Cahiers BRETON
« J’ai connu un homme qui n’est pas comme les autres. Le baromètre alors marquait vingt ans. Je l’ai vu dans les diverses circonstances de la vie, en proie à cette vie et à lui-même […]. C’est un nommé André Breton, qui fait l’effet aux romanciers d’être un personnage de roman, qui est mon ami, paraît-il. Qui a l’oreille des catastrophes. Qui attend au bord des marais la trompe bleue de l’avenir (la belle boucle !). Qui n’a jamais pensé à lui. […] Qui n’a jamais plaisanté avec le ciel.

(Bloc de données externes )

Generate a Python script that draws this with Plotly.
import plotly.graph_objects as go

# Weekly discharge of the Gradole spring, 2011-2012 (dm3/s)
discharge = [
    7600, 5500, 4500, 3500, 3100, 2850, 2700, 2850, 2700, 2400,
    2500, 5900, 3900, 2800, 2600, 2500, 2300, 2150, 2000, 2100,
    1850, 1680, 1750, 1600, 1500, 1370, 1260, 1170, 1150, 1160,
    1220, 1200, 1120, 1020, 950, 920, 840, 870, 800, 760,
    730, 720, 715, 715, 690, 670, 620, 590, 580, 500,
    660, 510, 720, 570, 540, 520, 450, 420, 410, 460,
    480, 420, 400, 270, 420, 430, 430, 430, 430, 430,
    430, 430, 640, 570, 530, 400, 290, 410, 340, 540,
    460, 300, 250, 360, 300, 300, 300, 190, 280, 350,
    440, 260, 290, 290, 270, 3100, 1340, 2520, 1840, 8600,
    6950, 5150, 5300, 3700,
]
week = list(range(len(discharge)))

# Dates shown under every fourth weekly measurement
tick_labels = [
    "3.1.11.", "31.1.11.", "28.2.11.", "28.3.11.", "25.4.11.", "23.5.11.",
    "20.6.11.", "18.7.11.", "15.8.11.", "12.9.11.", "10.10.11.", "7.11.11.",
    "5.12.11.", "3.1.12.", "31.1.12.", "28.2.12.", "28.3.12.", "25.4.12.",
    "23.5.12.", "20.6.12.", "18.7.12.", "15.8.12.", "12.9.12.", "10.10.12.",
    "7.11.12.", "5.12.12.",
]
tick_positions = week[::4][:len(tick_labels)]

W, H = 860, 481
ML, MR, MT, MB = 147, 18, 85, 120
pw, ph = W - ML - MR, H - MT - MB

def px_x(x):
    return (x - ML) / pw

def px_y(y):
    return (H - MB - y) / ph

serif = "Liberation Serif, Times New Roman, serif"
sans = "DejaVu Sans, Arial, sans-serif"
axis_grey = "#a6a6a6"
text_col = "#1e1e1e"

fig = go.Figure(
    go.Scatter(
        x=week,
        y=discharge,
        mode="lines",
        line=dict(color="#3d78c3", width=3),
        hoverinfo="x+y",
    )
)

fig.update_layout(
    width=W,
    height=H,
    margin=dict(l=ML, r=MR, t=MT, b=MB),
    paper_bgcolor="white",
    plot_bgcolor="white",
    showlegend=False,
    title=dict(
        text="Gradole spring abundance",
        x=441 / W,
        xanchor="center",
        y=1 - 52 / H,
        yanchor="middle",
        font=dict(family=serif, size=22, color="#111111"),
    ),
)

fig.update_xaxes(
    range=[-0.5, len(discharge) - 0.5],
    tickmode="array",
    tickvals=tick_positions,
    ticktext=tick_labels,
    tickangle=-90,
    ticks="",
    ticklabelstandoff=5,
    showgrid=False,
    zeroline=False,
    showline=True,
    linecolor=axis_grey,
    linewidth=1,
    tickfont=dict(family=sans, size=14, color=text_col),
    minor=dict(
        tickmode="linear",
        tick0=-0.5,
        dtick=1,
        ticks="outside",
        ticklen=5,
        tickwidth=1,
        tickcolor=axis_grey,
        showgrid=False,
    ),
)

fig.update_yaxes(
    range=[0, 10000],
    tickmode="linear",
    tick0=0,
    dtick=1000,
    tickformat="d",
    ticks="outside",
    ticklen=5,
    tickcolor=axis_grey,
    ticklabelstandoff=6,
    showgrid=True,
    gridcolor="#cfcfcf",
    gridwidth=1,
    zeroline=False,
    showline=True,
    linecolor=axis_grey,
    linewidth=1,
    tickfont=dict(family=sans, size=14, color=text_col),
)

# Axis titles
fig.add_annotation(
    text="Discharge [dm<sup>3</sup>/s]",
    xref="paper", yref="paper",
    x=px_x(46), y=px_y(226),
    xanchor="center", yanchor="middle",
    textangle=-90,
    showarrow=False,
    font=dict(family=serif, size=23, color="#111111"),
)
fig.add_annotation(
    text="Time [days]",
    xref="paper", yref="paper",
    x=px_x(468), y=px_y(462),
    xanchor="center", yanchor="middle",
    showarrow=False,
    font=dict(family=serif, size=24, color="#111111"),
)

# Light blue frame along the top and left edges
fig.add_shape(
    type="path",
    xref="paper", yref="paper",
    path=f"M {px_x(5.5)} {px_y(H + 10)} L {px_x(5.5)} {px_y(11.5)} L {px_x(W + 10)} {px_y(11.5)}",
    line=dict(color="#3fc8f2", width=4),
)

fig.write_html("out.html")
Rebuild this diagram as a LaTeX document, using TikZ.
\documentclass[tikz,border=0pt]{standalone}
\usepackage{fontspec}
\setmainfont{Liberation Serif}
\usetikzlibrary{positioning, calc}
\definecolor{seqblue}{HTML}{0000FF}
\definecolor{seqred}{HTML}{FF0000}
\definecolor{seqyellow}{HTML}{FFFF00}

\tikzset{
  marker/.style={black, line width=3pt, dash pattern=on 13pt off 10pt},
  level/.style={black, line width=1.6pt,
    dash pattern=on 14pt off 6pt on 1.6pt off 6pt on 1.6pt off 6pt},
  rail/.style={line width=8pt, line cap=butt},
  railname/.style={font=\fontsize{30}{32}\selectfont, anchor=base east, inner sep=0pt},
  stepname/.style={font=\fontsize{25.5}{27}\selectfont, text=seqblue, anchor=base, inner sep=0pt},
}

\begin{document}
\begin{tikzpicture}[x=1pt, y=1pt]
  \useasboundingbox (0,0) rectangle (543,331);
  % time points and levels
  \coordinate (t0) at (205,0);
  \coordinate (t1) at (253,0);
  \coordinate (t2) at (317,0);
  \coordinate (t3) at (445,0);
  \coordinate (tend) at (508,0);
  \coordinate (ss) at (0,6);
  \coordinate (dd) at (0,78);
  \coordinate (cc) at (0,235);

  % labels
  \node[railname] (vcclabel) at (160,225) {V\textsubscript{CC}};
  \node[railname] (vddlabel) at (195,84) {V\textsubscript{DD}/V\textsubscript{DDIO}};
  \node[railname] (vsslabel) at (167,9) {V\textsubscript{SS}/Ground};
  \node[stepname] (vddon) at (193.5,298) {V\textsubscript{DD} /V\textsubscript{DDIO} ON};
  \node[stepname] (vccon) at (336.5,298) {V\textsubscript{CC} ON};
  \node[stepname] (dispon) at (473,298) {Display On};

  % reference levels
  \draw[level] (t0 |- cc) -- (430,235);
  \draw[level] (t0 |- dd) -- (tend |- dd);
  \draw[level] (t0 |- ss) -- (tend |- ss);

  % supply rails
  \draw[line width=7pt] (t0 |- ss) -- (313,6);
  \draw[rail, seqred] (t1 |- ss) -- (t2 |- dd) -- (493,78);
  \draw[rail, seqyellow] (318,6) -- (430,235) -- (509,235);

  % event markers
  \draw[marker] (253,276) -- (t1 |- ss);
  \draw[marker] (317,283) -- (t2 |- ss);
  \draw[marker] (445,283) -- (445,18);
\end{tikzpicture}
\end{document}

Cet immense espoir problématique s’est levé à l’union du passé et de l’avenir, au début du vingtième siècle. Il était naturel qu’il portât d’abord ses regards sur l’horizon, royaume noir et bleu des abîmes. »
Louis ARAGON, « Manifeste du surréalisme, par André Breton » (1925)
En revenir à Breton, à cette étreinte éperdue dans laquelle il prend son époque à bras-le-corps et nous engage, avec lui, jusque dans la nôtre. On s’est beaucoup évertué à rendre le surréalisme collectivement présentable, et, simultanément, à le condamner, lui, jusqu’à en faire la persona non grata de son propre mouvement. Si bien qu’il faut à nouveau cligner des yeux, faire un effort d’accommodation pour que derrière les ébahissements de rigueur, aux cimaises des musées, on redécouvre la force d’amour, d’amitié, de révolte et d’exigence à laquelle son nom pourrait servir d’oriflamme.
Ces Cahiers Breton, pour à nouveau cligner des yeux, et en revenir à André Breton comme au foyer toujours brûlant d’une œuvre qui, malgré tous les accaparements de notre temps, nous rend enfin à nous-mêmes.